Five Common Core Strategies for Parents

Common Core State Standards, or CCSS, were designed to prepare students for college and workplace readiness. Although the CCSS ensure that K-12 students across the country study the same rigorous curricula, states have the option to implement the curriculum of their choice.

How can parents take part in their children’s education as the standards roll out? Teachers from College Summit, an organization that partners with 180 high schools across the country to help students toward college and career success, offer practical advice for parents. Here are five tips parents might use to address their state’s implementation of the CCSS:

  1. Know the Roll-Out Time. Parents should know when the roll out will take place so their child has adequate time to make that transition. Read about each state’s roll out plan here.
  2. Stay Informed. Parents can search for informational sessions about the standards and the curriculum. If none are available, they can help initiate such a session and also enlist the aid of teachers knowledgeable about the new standards.
  3. Understand Assessments. Families can learn when students will be assessed. They can find out whether students will be penalized in the first few years of assessment or if a trial period has been set up to allow time for states to aggregate the data and modify the assessment criteria.
  4. Access Resources.
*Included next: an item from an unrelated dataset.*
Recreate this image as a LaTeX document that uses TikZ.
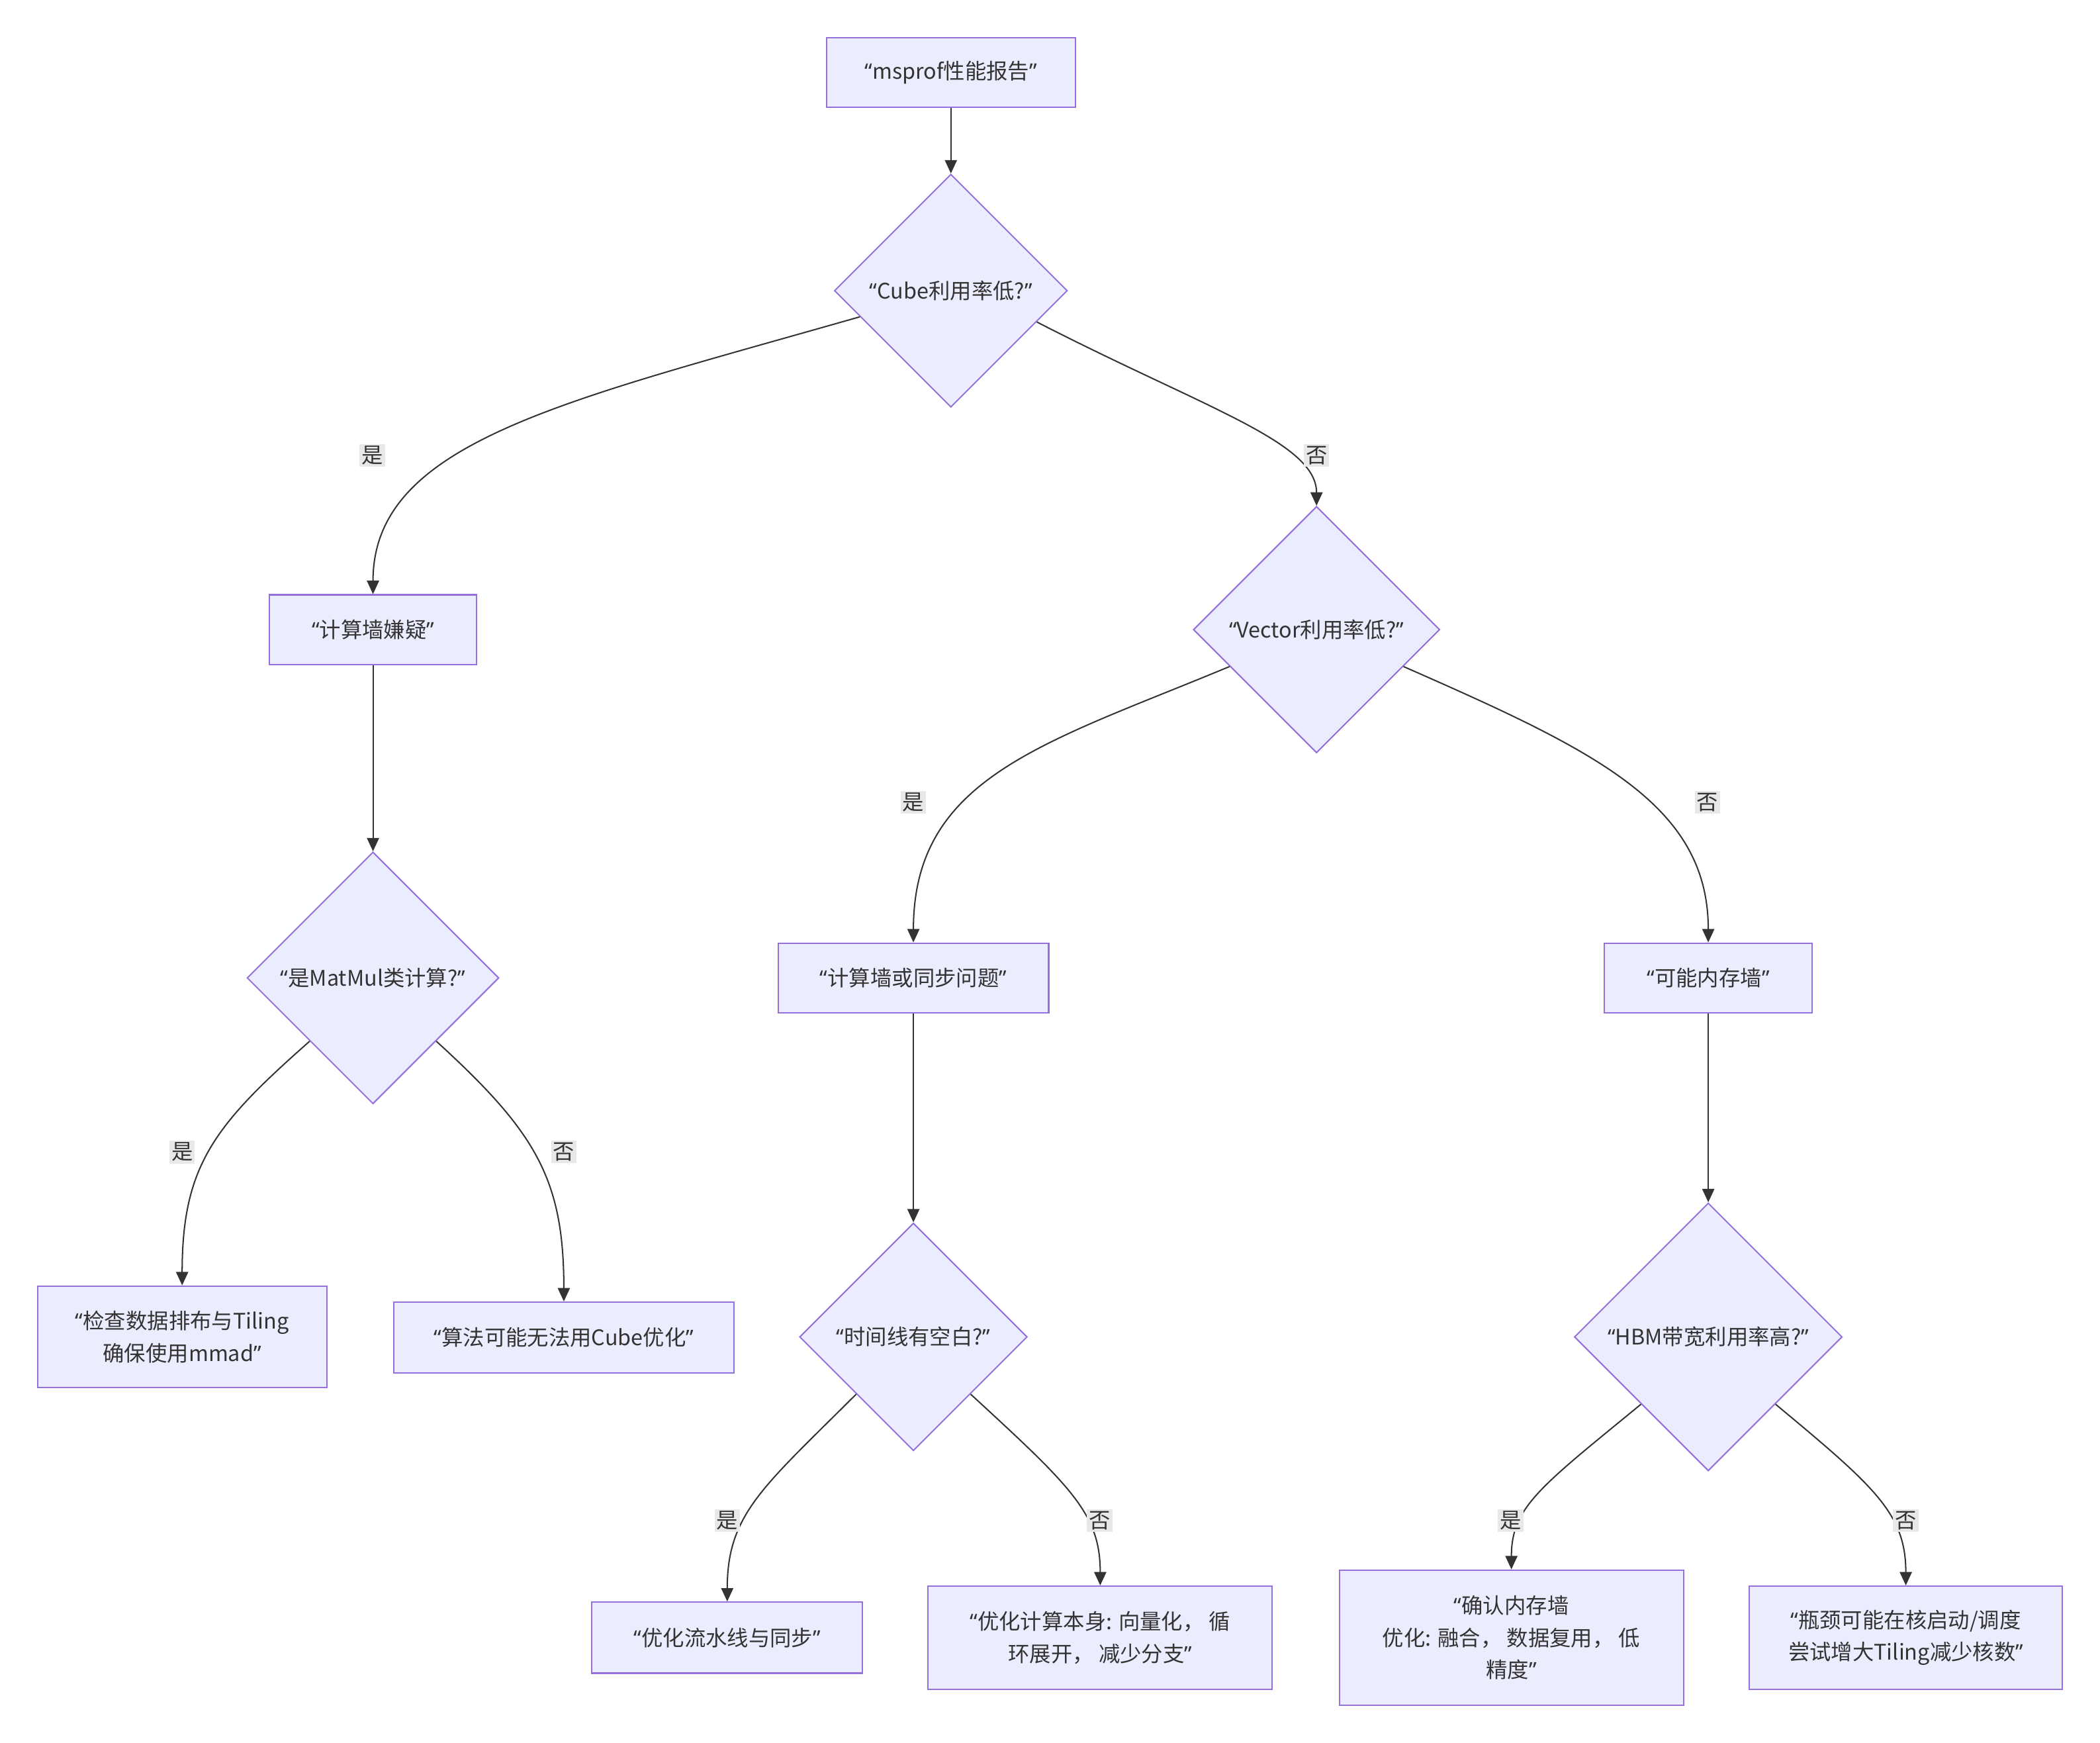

Schools often provide supplemental materials so students can get a jump-start on the new curriculum. Check your state’s website, and also the county in which your child is educated.  
  5. Advocate. Don’t forget the teachers! During informational sessions, families can inquire about and advocate for professional development and CCSS training for teachers.

CCSS have been designed to improve K-12 academic achievement  in the U.S., which has lagged in comparison with other industrialized nations. Using these five tips for making the most of CCSS, parents can take a major step in supporting their children—and all American children—toward academic success.